### Data for the task
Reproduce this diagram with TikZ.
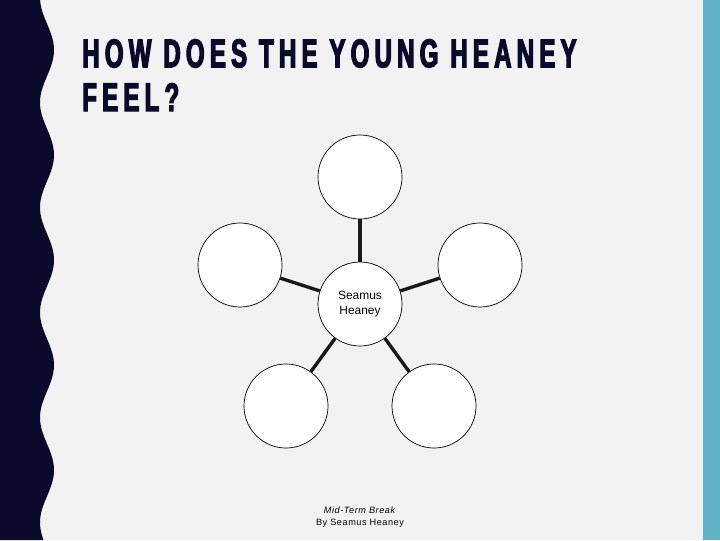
\documentclass[tikz,border=0pt]{standalone}
\usepackage{fontspec}
\setmainfont{Liberation Sans}
\newfontfamily\titlefont[FakeStretch=0.6,FakeBold=3,LetterSpace=13]{Liberation Sans Bold}
\newfontfamily\smallfont[LetterSpace=6]{Liberation Sans}
\definecolor{navy}{HTML}{0B0A2B}
\definecolor{teal}{HTML}{63B1C6}
\definecolor{slidebg}{HTML}{F2F2F2}
\tikzset{
  bubble/.style={circle,draw=black,fill=white,line width=0.5pt,minimum size=2.1cm,inner sep=0pt,align=center,font=\fontsize{8.5}{10.7}\selectfont},
  spoke/.style={line width=2.4pt,black!90}
}
\begin{document}
\begin{tikzpicture}[x=0.025cm,y=-0.025cm]
            \fill[slidebg] (0,0) rectangle (720,540);
            \useasboundingbox (0,0) rectangle (720,540);
            % wavy band on the left, strip on the right
            \fill[navy] (0,0) -- plot[domain=0:540,samples=120,smooth] ({47+7*cos(3.4286*(\x-50))},\x) -- (0,540) -- cycle;
            \fill[white!85!teal] (700,0) rectangle (703,540);
            \fill[teal] (703,0) rectangle (720,540);
            % title
            \node[anchor=north west,inner sep=0pt,text=navy,align=left,font=\titlefont\fontsize{28.5}{31.2}\selectfont] (title) at (82,39) {HOW DOES THE YOUNG HEANEY\\FEEL?};
            % bubbles
            \node[bubble] (heaney) at (360,304) {Seamus\\Heaney};
            \node[bubble] (top) at (360,177) {};
            \node[bubble] (left) at (240,265) {};
            \node[bubble] (right) at (480,265) {};
            \node[bubble] (lowleft) at (286,406) {};
            \node[bubble] (lowright) at (434,406) {};
            \foreach \b in {top,left,right,lowleft,lowright}
              \draw[spoke] (heaney) -- (\b);
            % caption
            \node[align=center,font=\smallfont\fontsize{6.5}{8}\selectfont] (caption) at (360,517) {\textit{Mid-Term Break}\\By Seamus Heaney};
        \end{tikzpicture}
\end{document}
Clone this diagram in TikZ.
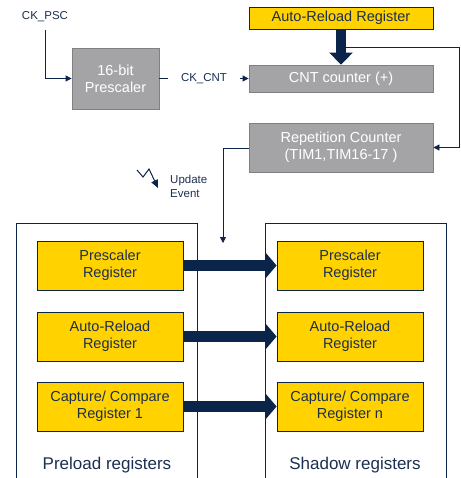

### Stated problem
Write out each entry exactly as given, but skip the pictures.

### Reply
Reproduce this diagram with TikZ.
\documentclass[tikz,border=0pt]{standalone}
\usepackage{fontspec}
\setmainfont{Liberation Sans}
\newfontfamily\titlefont[FakeStretch=0.6,FakeBold=3,LetterSpace=13]{Liberation Sans Bold}
\newfontfamily\smallfont[LetterSpace=6]{Liberation Sans}
\definecolor{navy}{HTML}{0B0A2B}
\definecolor{teal}{HTML}{63B1C6}
\definecolor{slidebg}{HTML}{F2F2F2}
\tikzset{
  bubble/.style={circle,draw=black,fill=white,line width=0.5pt,minimum size=2.1cm,inner sep=0pt,align=center,font=\fontsize{8.5}{10.7}\selectfont},
  spoke/.style={line width=2.4pt,black!90}
}
\begin{document}
\begin{tikzpicture}[x=0.025cm,y=-0.025cm]
            \fill[slidebg] (0,0) rectangle (720,540);
            \useasboundingbox (0,0) rectangle (720,540);
            % wavy band on the left, strip on the right
            \fill[navy] (0,0) -- plot[domain=0:540,samples=120,smooth] ({47+7*cos(3.4286*(\x-50))},\x) -- (0,540) -- cycle;
            \fill[white!85!teal] (700,0) rectangle (703,540);
            \fill[teal] (703,0) rectangle (720,540);
            % title
            \node[anchor=north west,inner sep=0pt,text=navy,align=left,font=\titlefont\fontsize{28.5}{31.2}\selectfont] (title) at (82,39) {HOW DOES THE YOUNG HEANEY\\FEEL?};
            % bubbles
            \node[bubble] (heaney) at (360,304) {Seamus\\Heaney};
            \node[bubble] (top) at (360,177) {};
            \node[bubble] (left) at (240,265) {};
            \node[bubble] (right) at (480,265) {};
            \node[bubble] (lowleft) at (286,406) {};
            \node[bubble] (lowright) at (434,406) {};
            \foreach \b in {top,left,right,lowleft,lowright}
              \draw[spoke] (heaney) -- (\b);
            % caption
            \node[align=center,font=\smallfont\fontsize{6.5}{8}\selectfont] (caption) at (360,517) {\textit{Mid-Term Break}\\By Seamus Heaney};
        \end{tikzpicture}
\end{document}
Clone this diagram in TikZ.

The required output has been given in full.